Novos tempos

A evolução do pensamento humano criou, através dos séculos, vários regimes políticos para organizarem os Estados e estabelecerem a ordem entre os jurisdicionados.

De acordo com suas peculiaridades, as Nações foram buscando fórmulas já inventadas desde os tempos da sabedoria grega e procediam à sua adaptação aos usos e costumes locais.

Não se pode dizer, portanto, de forma alguma, que haja qualquer País no mundo dotado de uma forma de Governo autêntica, perfeita, ortodoxamente implantada, estreme de influências múltiplas e muitas das vezes até contraditórias.

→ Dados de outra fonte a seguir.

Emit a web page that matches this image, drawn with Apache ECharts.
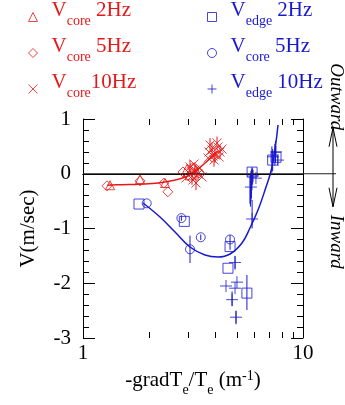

Assim, a monarquia da Bélgica não está moldada nos mesmos padrões da que existe na Inglaterra; a da Dinamarca não é a mesma da Suécia, etc. Aliás, diga-se de passagem – excetuados alguns poucos Estados africanos, asiáticos, dos mais atrasados que existem, já não há o absolutismo monárquico. Todos os reis estão com sua esfera de ação limitada por normas constitucionais, que variam segundo as tradições locais.

O mesmo acontece com a democracia, palavra que é utilizada sem cerimônia alguma para significar e caracterizar todo e qualquer regime, por mais confuso e indefinível que seja. Tanto assim que Cuba e na China, se autodenominam “democracias populares”, sem se preocuparem com a semântica ou outros requintes de significação vocabular, que lançam à conta das “sociedades burguesas”.

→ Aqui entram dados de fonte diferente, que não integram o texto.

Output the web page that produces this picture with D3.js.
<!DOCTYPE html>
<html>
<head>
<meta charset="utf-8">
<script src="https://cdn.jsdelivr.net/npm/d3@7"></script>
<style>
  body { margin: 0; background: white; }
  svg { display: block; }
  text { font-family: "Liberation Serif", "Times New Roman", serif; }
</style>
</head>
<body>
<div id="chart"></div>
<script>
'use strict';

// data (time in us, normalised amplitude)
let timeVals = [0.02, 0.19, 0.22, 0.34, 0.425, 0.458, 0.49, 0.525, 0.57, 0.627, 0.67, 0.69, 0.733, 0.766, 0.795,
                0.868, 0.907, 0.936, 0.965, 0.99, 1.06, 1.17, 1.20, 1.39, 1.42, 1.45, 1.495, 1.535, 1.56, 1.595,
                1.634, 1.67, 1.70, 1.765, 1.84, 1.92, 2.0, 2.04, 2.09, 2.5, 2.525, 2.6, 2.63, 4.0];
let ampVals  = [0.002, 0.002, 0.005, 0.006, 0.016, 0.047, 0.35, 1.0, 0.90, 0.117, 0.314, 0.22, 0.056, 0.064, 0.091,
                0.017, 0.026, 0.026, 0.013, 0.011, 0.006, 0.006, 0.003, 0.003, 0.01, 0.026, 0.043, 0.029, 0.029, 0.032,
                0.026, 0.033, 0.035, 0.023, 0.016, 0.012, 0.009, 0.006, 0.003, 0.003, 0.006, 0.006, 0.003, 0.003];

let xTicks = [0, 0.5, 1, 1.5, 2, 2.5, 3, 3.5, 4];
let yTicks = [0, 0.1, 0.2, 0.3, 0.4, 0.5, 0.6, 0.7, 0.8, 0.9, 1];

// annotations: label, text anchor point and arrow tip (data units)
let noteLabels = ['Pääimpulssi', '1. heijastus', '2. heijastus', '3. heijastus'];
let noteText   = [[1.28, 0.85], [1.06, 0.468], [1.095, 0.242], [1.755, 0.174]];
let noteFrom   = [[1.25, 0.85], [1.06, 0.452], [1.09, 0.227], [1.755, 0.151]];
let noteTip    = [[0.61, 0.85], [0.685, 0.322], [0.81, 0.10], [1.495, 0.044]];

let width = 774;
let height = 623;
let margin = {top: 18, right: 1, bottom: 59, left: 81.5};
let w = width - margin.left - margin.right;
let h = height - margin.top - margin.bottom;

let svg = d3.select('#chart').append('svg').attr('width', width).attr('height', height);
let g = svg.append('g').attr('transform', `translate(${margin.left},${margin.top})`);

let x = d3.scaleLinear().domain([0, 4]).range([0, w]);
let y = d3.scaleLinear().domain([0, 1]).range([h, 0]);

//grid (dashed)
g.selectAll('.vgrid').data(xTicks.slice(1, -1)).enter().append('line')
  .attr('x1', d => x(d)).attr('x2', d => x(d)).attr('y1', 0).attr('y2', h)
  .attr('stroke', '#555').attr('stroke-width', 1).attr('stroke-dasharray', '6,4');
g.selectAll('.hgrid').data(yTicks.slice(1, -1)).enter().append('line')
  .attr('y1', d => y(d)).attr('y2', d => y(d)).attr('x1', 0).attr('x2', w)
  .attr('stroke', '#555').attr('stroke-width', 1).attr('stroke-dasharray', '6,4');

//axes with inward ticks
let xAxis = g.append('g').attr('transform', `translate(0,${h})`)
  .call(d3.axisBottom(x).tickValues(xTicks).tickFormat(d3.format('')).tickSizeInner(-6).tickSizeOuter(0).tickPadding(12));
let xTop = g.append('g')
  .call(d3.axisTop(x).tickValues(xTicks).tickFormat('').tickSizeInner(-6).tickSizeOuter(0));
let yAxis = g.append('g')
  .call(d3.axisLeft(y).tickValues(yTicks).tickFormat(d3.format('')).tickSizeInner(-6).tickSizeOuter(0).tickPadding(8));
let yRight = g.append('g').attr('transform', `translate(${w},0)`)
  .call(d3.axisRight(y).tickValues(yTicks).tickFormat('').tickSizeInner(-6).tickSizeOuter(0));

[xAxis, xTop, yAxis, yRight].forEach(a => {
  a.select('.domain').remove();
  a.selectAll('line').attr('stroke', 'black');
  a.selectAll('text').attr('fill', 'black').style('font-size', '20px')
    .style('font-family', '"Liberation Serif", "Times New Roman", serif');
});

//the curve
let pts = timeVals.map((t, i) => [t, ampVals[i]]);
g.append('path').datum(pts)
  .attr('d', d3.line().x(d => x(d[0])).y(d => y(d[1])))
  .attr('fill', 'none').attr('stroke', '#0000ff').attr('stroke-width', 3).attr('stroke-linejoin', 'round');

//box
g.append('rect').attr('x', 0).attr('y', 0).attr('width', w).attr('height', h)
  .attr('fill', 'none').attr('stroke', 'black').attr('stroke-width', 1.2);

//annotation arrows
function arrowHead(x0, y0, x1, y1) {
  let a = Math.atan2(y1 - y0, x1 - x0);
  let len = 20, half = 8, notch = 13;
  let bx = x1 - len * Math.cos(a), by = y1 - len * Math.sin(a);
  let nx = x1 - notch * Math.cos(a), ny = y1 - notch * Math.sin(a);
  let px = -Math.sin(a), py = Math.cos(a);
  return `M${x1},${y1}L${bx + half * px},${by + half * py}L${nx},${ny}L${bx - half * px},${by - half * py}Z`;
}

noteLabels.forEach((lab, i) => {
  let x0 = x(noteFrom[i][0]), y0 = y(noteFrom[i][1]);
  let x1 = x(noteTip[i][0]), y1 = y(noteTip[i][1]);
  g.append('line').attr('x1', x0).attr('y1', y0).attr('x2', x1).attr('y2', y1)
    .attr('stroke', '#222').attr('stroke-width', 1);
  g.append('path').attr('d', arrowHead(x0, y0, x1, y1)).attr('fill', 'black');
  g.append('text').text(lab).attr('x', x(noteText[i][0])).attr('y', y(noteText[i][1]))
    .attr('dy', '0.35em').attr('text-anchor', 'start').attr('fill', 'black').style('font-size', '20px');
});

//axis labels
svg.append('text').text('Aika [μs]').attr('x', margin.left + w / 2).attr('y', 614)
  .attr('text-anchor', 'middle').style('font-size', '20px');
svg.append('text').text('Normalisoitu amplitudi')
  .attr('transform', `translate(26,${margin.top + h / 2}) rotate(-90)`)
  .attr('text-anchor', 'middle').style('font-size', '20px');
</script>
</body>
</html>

No que se refere à mecânica do seu funcionamento, na gestão dos negócios públicos, a democracia norte-americana é muito diferente da inglesa, e ambas se desigualam também da alemã e da francesa. Isto para citarmos apenas quatro das maiores democracias contemporâneas.

De Gaulle, na sua histórica e irriquieta terra natal, muniu-se de poderes semelhantes ou superiores aos do nosso AI-5, proclamando ao mundo que assim procedia exatamente para garantir a democracia francesa, ameaçada por toda sorte de extremismos.

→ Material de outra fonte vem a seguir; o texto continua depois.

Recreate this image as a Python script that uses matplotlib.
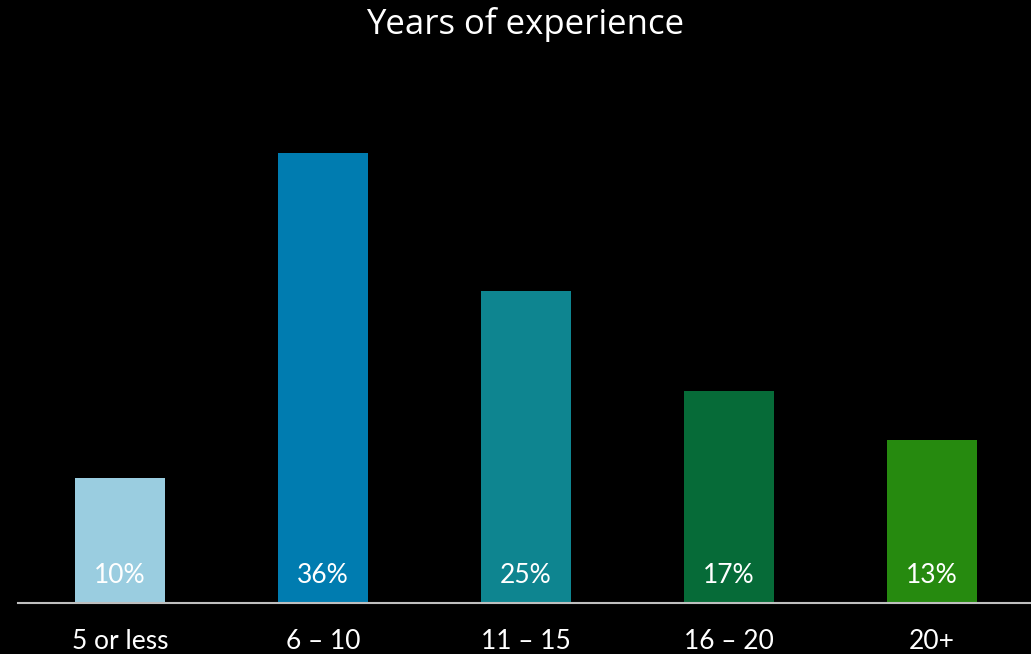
import matplotlib.pyplot as plt

categories = ["5 or less", "6 \u2013 10", "11 \u2013 15", "16 \u2013 20", "20+"]
shares = [10, 36, 25, 17, 13]
bar_colors = ["#9ACDE0", "#007CB0", "#0E8590", "#066B38", "#268A0F"]

fig = plt.figure(figsize=(10.31, 6.54), dpi=100, facecolor="black")
ax = fig.add_axes([18 / 1031, 51.3 / 654, 1 - 18 / 1031, 1 - 51.3 / 654])
ax.set_facecolor("black")

x = range(len(categories))
bars = ax.bar(x, shares, width=0.443, color=bar_colors)

ax.set_xlim(-0.502, 4.488)
ax.set_ylim(0, 48.3)

for spine in ["top", "right", "left"]:
    ax.spines[spine].set_visible(False)
ax.spines["bottom"].set_color("#BFBFBF")
ax.spines["bottom"].set_linewidth(1.5)
ax.set_yticks([])

ax.set_xticks(list(x))
ax.set_xticklabels(categories, color="white", fontsize=19, family="Lato")
ax.tick_params(axis="x", length=0, pad=19)

# value labels sit near the base of each bar
for b, v in zip(bars, shares):
    ax.text(b.get_x() + b.get_width() / 2, 2.2, f"{v}%", ha="center", va="center",
            color="white", fontsize=19, family="Lato")

fig.text(525 / 1031, 1 - 24 / 654, "Years of experience", ha="center", va="center",
         color="white", fontsize=25, family="Open Sans")

fig.savefig("out.png", dpi=100, facecolor="black")
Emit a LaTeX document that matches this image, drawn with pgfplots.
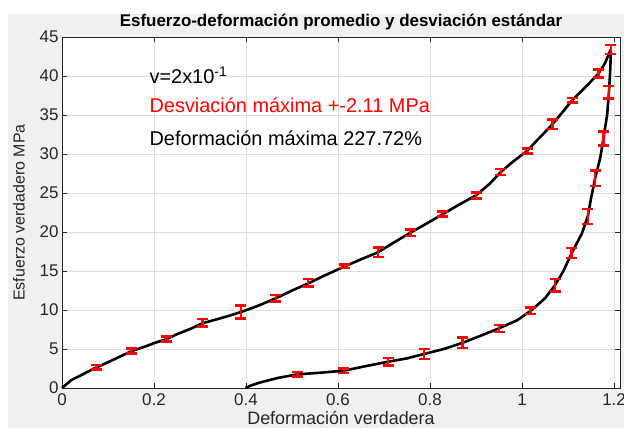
\documentclass[border=0pt]{standalone}
\usepackage{fontspec}
\setmainfont{Liberation Sans}
\usepackage{pgfplots}
\pgfplotsset{compat=1.18}
\definecolor{mgray}{RGB}{38,38,38}
\definecolor{figbg}{RGB}{240,240,240}
\definecolor{mred}{RGB}{255,0,0}

\begin{document}
\begin{tikzpicture}
\useasboundingbox (0bp,0bp) rectangle (624bp,428bp);
\fill[white] (0bp,0bp) rectangle (624bp,428bp);
\fill[figbg] (8bp,0bp) rectangle (624bp,414bp);
\begin{axis}[
  at={(62bp,40bp)}, anchor=south west,
  scale only axis, width=558bp, height=351bp,
  xmin=0, xmax=1.213, ymin=0, ymax=45,
  xtick={0,0.2,...,1.2}, ytick={0,5,...,45},
  xticklabels={0,0.2,0.4,0.6,0.8,1,1.2},
  axis background/.style={fill=white},
  axis line style={mgray, line width=0.6pt},
  tick style={mgray, line width=0.6pt}, tick align=inside, ticks=both,
  major tick length=5bp,
  grid=major, grid style={black!13, line width=0.5pt},
  /pgf/number format/assume math mode=true,
  tick label style={font=\fontsize{17}{19}\selectfont, text=mgray},
  xticklabel style={yshift=-2bp},
  title={Esfuerzo-deformación promedio y desviación estándar},
  title style={font=\bfseries\fontsize{17}{19}\selectfont, yshift=-3bp},
  xlabel={Deformación verdadera},
  xlabel style={font=\fontsize{18}{20}\selectfont, text=mgray, yshift=1bp},
  ylabel={Esfuerzo verdadero MPa},
  ylabel style={font=\fontsize{16}{18}\selectfont, text=mgray, yshift=8bp},
  clip=false,
]
% curva de carga
\addplot[black, line width=2.6pt, line join=round] coordinates {
(0,0) (0.01,0.5) (0.02,1.0) (0.04,1.6) (0.06,2.2) (0.0754,2.65) (0.1,3.3)
(0.125,4.0) (0.1515,4.74) (0.18,5.3) (0.2,5.75) (0.2276,6.28) (0.25,6.9)
(0.28,7.6) (0.305,8.3) (0.33,8.7) (0.36,9.2) (0.389,9.74) (0.42,10.4)
(0.445,11.0) (0.465,11.5) (0.5,12.5) (0.535,13.4) (0.57,14.4) (0.6,15.2)
(0.615,15.6) (0.65,16.5) (0.687,17.4) (0.72,18.6) (0.757,19.9) (0.79,21.0)
(0.828,22.3) (0.86,23.4) (0.9,24.7) (0.93,26.2) (0.954,27.7) (0.98,29.0)
(1.011,30.4) (1.04,32.2) (1.066,33.8) (1.09,35.5) (1.109,36.9) (1.14,38.7)
(1.166,40.3) (1.18,41.6) (1.193,43.4)};
% curva de descarga
\addplot[black, line width=2.6pt, line join=round] coordinates {
(1.193,43.3) (1.192,41) (1.189,37.9) (1.185,35) (1.177,32.0) (1.17,29.5)
(1.159,26.9) (1.15,24.3) (1.143,22.0) (1.13,19.8) (1.108,17.3) (1.09,15.0)
(1.072,13.2) (1.05,11.5) (1.019,9.9) (0.99,8.7) (0.95,7.65) (0.91,6.7)
(0.871,5.8) (0.83,5.0) (0.787,4.36) (0.75,3.8) (0.709,3.37) (0.66,2.8)
(0.613,2.22) (0.56,1.95) (0.512,1.75) (0.47,1.3) (0.43,0.7) (0.41,0.3)
(0.399,0)};
% desviacion estandar
\addplot[draw=none, mark=none,
  error bars/.cd, y dir=both, y explicit,
  error bar style={mred, line width=2.6pt},
  error mark options={mred, line width=2.6pt, rotate=90, mark size=5.5bp}]
coordinates {
(0.0754,2.65) +- (0,0.3) (0.1515,4.74) +- (0,0.35) (0.2276,6.28) +- (0,0.3)
(0.305,8.37) +- (0,0.45) (0.389,9.74) +- (0,0.85) (0.465,11.5) +- (0,0.4)
(0.535,13.5) +- (0,0.5) (0.615,15.6) +- (0,0.2) (0.687,17.4) +- (0,0.6)
(0.757,19.9) +- (0,0.4) (0.828,22.3) +- (0,0.3) (0.9,24.7) +- (0,0.4)
(0.954,27.7) +- (0,0.4) (1.011,30.4) +- (0,0.3) (1.066,33.8) +- (0,0.6)
(1.109,36.9) +- (0,0.3) (1.166,40.3) +- (0,0.5) (1.193,43.4) +- (0,0.6)
(1.189,37.9) +- (0,0.8) (1.177,32.0) +- (0,0.9) (1.159,26.9) +- (0,1.0)
(1.143,22.0) +- (0,0.95) (1.108,17.3) +- (0,0.65) (1.072,13.2) +- (0,0.8)
(1.019,9.9) +- (0,0.4) (0.95,7.65) +- (0,0.45) (0.871,5.8) +- (0,0.65)
(0.787,4.36) +- (0,0.65) (0.709,3.37) +- (0,0.45) (0.613,2.22) +- (0,0.3)
(0.512,1.75) +- (0,0.3)};
\node[anchor=west, font=\fontsize{20}{22}\selectfont, inner sep=0pt] at (axis cs:0.19,40.1) {v=2x10\textsuperscript{-1}};
\node[anchor=west, font=\fontsize{20}{22}\selectfont, text=mred, inner sep=0pt] at (axis cs:0.19,36.3) {Desviación máxima +-2.11 MPa};
\node[anchor=west, font=\fontsize{20}{22}\selectfont, inner sep=0pt] at (axis cs:0.19,32.05) {Deformación máxima 227.72\%};
\end{axis}
\end{tikzpicture}
\end{document}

Nos Estados Unidos, o Presidente Nixon, contra a vontade do povo, fomentou, estimulou, desenvolveu e alimentou a guerra do Vietnã, na qual foram ceifadas milhares de vidas de americanos, comprometendo o prestígio internacional de sua Nação e quase que conduzindo o mundo a uma catástrofe nuclear, sob a alegação de que estava defendendo os princípios democráticos. Da mesma forma, o Presidente Clinton bombardeou impiedosamente a Bósnia, Iugoslávia, Iraque, etc., para salvaguarda dos direitos humanos e da verdadeira democracia.

Ainda agora o Presidente da Venezuela acaba de proibir os deputados de entrarem no Congresso e interveio na Suprema Corte, para garantir a democracia e o estado de direito.

No meio dessa salada de “democracias”, capaz de atender aos mais exigentes paladares, qual seria o tipo ideal para o Brasil? Diante dessa pergunta, abalançam-se os intelectuais, cada um agitando suas fórmulas milagrosas.

Mas agora, pelo que parece, o Brasil, depois de matutar e mergulhar nas pesquisas mais avançadas da ciência política, finalmente encontrou a fórmula mágica da verdadeira e autêntica democracia brasileira, que consistiria, em linhas gerais, no seguinte:

  1. O legislativo ficaria, de uma vez por todas, livre da espinhosa e cansativa missão de fazer Leis. Essa tarefa seria entregue, com as honras de estilo, ao Poder Executivo, que legislaria através de democráticas “medidas provisórias” em vez dos famigerados “decretos-leis” do tempo da ditadura.
  1. O Judiciário não precisaria mais julgar coisa alguma, nem seus mandados deveriam ser cumpridos, sem o beneplácito do Executivo. As ordens judiciais só teriam validade se aprovadas pelo Executivo. Não se paga precatório nem se reintegra funcionário no cargo, nem proprietário na posse, sem que as supostas sentenças sejam aprovadas pela “opinião pública”. A interpretação do que pensa a opinião pública caberia – como os Oráculos da antiguidade – ao Chefe do Executivo, a ele, apenas a ele e tão-somente a ele. E, se por acaso o Judiciário decidisse algo contrário aos interesses e opiniões do Legislativo, o Congresso aprovaria imediatamente uma emenda constitucional retirando-lhe poderes para tal “façanha”.
  1. A Justiça do Trabalho e o Júri Popular devem ser sumariamente extintos. A primeira porque decide sempre, ou quase sempre, a favor do trabalhador. O segundo porque não serve, nem quando absolve (caso do Pará), nem quando condena (caso de Pedro Canário).

Enquanto isso, o Legislativo e o Judiciário que se sintam muito felizes em receberem seus pagamentos, pois, como dizia muito bem Marisa Raja, “governar hoje é ir a Brasília pedir dinheiro”.